10 March, 2026
australian-refineries-seek-subsidies-amid-fuel-security-crisis

Australia’s last two oil refineries are engaged in critical negotiations with the Albanese government over increased taxpayer subsidies, deemed essential for their survival. This development comes as the ongoing conflict in the Middle East heightens concerns about the nation’s fuel security.

The discussions are taking place against the backdrop of Iran’s effective closure of the Strait of Hormuz, a crucial passage for one-fifth of the world’s oil supply. This blockade has led to rising petrol and diesel prices, underscoring Australia’s heavy dependence on imported fuels. With the current government support deal for local refiners set to expire mid-next year, the future of Viva Energy’s Geelong refinery in Victoria and Ampol’s Lytton plant in Brisbane is uncertain. These facilities are vital for thousands of jobs and Australia’s capacity to produce its own petrol, diesel, and jet fuel amid a volatile global market. Presently, the nation relies on imports for approximately 90% of its liquid fuel needs.

Negotiations and Economic Pressures

Negotiations over new government subsidies have been described as “constructive.” However, refinery owners emphasize the need for a swift resolution due to the ongoing strain on their operations from persistently volatile refining margins.

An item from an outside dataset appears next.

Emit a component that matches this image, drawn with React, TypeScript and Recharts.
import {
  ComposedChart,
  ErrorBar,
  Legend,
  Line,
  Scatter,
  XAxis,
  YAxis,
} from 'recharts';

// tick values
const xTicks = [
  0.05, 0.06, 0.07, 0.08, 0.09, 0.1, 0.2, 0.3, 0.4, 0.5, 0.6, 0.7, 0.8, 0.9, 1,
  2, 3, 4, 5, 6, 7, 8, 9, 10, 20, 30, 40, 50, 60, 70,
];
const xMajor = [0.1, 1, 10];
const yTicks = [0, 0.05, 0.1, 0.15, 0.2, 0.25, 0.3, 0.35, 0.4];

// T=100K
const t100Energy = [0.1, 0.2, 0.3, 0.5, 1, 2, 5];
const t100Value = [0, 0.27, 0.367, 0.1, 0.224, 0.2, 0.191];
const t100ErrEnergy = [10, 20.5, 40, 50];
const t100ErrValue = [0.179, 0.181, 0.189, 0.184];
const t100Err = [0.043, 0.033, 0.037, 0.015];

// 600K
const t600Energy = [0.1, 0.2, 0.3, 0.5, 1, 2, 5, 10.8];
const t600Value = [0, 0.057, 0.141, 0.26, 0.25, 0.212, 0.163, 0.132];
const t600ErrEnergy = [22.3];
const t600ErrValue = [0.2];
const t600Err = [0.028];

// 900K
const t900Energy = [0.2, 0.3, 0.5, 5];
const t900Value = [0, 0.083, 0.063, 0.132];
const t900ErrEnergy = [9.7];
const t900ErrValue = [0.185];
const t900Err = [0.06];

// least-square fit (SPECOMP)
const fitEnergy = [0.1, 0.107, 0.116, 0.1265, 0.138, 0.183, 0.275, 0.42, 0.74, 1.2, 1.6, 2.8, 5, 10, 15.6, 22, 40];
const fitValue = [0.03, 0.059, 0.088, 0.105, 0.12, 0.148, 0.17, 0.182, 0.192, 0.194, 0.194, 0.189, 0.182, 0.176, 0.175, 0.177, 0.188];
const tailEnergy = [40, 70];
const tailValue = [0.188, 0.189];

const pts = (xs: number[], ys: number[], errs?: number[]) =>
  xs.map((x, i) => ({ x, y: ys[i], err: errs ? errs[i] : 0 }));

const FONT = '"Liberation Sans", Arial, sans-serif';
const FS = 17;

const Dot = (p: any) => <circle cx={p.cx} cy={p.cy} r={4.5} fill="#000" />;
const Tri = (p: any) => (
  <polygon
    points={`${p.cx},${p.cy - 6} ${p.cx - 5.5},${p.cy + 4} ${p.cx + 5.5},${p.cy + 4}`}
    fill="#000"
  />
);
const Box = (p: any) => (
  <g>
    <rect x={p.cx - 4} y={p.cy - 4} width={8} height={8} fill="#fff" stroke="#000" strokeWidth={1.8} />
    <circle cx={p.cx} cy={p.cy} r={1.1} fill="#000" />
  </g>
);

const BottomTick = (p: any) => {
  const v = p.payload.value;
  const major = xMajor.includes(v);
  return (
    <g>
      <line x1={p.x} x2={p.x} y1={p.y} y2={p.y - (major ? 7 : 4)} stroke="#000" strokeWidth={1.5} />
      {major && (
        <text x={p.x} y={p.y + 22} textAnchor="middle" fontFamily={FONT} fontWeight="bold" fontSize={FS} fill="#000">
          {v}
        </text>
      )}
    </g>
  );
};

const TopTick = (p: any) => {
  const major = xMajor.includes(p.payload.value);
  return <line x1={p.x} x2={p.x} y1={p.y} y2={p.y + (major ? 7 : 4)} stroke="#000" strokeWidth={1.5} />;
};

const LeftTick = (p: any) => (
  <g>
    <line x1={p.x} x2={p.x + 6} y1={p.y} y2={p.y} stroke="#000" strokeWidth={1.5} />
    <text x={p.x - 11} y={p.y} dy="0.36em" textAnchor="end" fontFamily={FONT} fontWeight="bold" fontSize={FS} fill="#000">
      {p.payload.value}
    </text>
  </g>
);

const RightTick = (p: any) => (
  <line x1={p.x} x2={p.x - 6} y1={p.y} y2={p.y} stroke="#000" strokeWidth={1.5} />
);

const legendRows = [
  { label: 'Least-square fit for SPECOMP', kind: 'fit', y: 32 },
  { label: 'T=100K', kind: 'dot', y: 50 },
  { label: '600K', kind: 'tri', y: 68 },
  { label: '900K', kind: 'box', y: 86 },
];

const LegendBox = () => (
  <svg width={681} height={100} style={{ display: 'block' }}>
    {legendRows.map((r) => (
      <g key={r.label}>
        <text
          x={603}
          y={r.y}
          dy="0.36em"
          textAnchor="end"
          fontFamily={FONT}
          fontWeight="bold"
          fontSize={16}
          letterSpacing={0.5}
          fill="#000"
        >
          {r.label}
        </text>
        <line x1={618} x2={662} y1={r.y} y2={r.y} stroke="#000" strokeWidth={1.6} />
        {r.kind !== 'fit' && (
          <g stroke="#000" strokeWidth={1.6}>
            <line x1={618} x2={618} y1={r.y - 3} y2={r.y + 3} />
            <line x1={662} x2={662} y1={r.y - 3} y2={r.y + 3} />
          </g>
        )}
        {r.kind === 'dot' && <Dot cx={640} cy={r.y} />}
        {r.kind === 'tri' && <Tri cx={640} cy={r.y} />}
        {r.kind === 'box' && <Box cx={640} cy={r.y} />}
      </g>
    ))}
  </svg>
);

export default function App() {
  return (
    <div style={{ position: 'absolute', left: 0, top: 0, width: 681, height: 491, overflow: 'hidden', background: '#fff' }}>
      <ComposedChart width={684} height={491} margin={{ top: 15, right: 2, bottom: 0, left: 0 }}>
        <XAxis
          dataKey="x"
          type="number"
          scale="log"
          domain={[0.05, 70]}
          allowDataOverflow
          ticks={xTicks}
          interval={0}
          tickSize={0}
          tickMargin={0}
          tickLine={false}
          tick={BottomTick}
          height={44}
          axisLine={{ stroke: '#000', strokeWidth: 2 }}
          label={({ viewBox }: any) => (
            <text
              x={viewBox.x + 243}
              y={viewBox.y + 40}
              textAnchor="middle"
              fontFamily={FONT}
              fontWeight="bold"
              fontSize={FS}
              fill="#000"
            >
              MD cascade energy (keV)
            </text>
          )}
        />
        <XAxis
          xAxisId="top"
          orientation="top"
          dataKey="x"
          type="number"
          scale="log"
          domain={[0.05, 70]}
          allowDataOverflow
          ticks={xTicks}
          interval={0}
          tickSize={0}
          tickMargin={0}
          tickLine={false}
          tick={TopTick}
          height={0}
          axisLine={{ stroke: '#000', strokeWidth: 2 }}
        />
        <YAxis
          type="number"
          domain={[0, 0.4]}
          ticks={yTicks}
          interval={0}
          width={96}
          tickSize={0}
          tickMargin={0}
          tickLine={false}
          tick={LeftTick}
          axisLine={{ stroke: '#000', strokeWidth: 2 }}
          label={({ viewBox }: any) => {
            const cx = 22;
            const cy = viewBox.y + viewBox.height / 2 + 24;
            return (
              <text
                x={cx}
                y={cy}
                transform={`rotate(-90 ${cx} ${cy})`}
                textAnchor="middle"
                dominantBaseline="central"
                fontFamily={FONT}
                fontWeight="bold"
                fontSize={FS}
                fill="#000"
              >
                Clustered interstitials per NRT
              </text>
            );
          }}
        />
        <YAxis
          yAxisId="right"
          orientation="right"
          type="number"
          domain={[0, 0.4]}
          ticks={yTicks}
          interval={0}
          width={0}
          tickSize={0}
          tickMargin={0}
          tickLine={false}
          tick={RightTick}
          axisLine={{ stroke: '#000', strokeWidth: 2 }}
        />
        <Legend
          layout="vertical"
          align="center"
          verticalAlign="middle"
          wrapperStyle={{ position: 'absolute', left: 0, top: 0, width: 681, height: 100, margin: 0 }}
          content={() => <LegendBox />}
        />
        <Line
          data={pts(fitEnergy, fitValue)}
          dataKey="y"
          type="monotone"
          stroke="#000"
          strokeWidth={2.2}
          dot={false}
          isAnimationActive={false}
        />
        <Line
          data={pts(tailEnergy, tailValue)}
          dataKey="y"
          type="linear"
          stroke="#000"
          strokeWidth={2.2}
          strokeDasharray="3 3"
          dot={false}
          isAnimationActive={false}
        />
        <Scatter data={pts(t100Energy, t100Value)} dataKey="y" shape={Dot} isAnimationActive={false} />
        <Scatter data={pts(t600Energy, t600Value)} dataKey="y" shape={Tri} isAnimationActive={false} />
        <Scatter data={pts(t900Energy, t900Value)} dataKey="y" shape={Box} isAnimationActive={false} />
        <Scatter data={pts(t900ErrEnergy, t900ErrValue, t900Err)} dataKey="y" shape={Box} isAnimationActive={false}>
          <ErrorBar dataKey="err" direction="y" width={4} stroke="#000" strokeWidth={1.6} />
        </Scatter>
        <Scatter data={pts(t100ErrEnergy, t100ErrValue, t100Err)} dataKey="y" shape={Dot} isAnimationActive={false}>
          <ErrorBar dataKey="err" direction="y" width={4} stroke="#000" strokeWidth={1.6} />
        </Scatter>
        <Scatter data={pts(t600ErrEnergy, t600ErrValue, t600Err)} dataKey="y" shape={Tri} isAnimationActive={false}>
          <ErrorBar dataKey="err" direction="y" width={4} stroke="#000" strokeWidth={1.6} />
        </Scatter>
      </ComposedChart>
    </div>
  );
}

Sources close to the talks indicate that refiners are seeking adjustments to their subsidies to address the significantly higher costs resulting from years of rising inflation.

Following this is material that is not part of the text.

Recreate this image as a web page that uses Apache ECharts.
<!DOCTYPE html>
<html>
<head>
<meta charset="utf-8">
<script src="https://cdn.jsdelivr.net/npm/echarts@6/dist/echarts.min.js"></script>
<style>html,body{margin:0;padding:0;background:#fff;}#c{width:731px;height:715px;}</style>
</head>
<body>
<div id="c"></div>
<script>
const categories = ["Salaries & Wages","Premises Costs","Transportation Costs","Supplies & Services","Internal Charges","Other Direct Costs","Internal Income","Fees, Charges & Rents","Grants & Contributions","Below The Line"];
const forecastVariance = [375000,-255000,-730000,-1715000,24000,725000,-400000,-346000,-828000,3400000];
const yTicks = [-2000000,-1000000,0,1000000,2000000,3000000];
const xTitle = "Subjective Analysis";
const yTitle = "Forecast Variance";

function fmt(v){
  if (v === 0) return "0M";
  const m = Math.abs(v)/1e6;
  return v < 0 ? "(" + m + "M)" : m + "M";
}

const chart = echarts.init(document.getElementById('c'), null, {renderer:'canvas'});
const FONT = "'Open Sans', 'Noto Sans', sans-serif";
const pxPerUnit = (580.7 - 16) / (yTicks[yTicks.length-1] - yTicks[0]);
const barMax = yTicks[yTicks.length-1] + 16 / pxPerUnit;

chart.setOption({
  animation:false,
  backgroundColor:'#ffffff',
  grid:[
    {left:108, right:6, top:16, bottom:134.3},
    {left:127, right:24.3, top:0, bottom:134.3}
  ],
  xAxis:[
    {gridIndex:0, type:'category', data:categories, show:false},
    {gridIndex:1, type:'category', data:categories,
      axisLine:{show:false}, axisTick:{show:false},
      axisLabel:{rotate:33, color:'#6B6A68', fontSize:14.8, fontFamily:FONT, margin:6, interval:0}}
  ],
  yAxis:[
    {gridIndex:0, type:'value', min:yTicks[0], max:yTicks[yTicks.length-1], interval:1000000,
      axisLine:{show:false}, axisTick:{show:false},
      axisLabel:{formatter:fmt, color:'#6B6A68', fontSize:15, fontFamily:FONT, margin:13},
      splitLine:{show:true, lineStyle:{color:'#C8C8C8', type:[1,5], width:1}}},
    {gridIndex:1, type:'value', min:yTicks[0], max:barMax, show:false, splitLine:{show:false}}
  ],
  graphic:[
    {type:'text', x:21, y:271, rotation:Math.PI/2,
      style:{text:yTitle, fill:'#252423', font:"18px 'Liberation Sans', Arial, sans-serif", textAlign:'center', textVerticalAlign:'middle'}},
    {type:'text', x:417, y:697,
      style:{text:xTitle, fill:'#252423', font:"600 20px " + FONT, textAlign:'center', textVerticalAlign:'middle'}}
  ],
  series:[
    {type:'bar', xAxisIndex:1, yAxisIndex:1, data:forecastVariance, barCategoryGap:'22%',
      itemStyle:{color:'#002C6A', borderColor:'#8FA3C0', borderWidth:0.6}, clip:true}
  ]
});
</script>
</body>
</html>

Viva Energy CEO Scott Wyatt remarked on the heightened focus on liquid fuel supply and supply chain vulnerabilities due to the Middle Eastern conflict, highlighting the critical need to maintain refining capability within Australia. “Over the past 15 years, Australia has lost around 70% of its local refining capacity, making it more important than ever to protect what remains,” he stated.

Historical Context and Industry Challenges

The Geelong and Lytton refineries are the last remaining in Australia after a decade-long decline in the local industry, which has struggled to compete with cheaper imports from larger, lower-cost mega-refineries in South-East Asia. The COVID-19 pandemic further exacerbated these challenges, with travel bans drastically reducing fuel demand and leading to the closures of ExxonMobil’s Altona refinery in Melbourne and BP’s Kwinana facility in Perth.

In response to these pressures, Ampol and Viva agreed in 2021 to a Fuel Security Service Payment—a subsidy of up to 1.8¢ per litre for locally made fuel—in exchange for a commitment to remain operational until mid-2027. However, this safety net is now under review.

Government Support and Future Outlook

Energy Minister Chris Bowen has signaled the government’s intent to support the continued operation of Australia’s remaining oil refineries, stating, “We back our refineries—unlike the Coalition, who let four close under them.” Refiners anticipate a decision from the talks within the next three weeks.

An Ampol spokesman expressed confidence that the government recognizes the critical role refining plays in Australia. Meanwhile, Viva Energy has noted that its Geelong refinery is operating in a higher-cost environment than when the subsidy deal was initially struck, citing increased costs across energy, wages, and construction. Wyatt emphasized the need for the subsidy scheme to remain fit-for-purpose to support sustainable refining operations in Australia.

Global Implications and Expert Analysis

The outbreak of war in Iran has intensified concerns over global crude oil supplies, which are refined into petrol, diesel, and jet fuel. The conflict is expected to drive up prices for Australian motorists, even if it is short-lived. The price of a barrel of oil has surged more than 20% since the fighting began, reaching approximately $US90, its highest level in nearly two years.

The longer the disruption in the Strait of Hormuz persists, the greater the threat of higher prices at the petrol pump. Energy analyst Tom Allen from UBS noted that while Australia faces the risk of higher prices, it is not in immediate danger of a physical supply squeeze unless the blockade continues for another month.

Last week, the Albanese government confirmed that Australia has enough petrol in storage to last 36 days and enough diesel for 34 days, based on normal consumption patterns. These levels are the highest in more than a decade but still fall short of the International Energy Agency’s recommendation for countries to maintain a 90-day stockpile.

The ongoing negotiations and geopolitical tensions underscore the precarious nature of Australia’s fuel security and the critical importance of maintaining a robust domestic refining capability.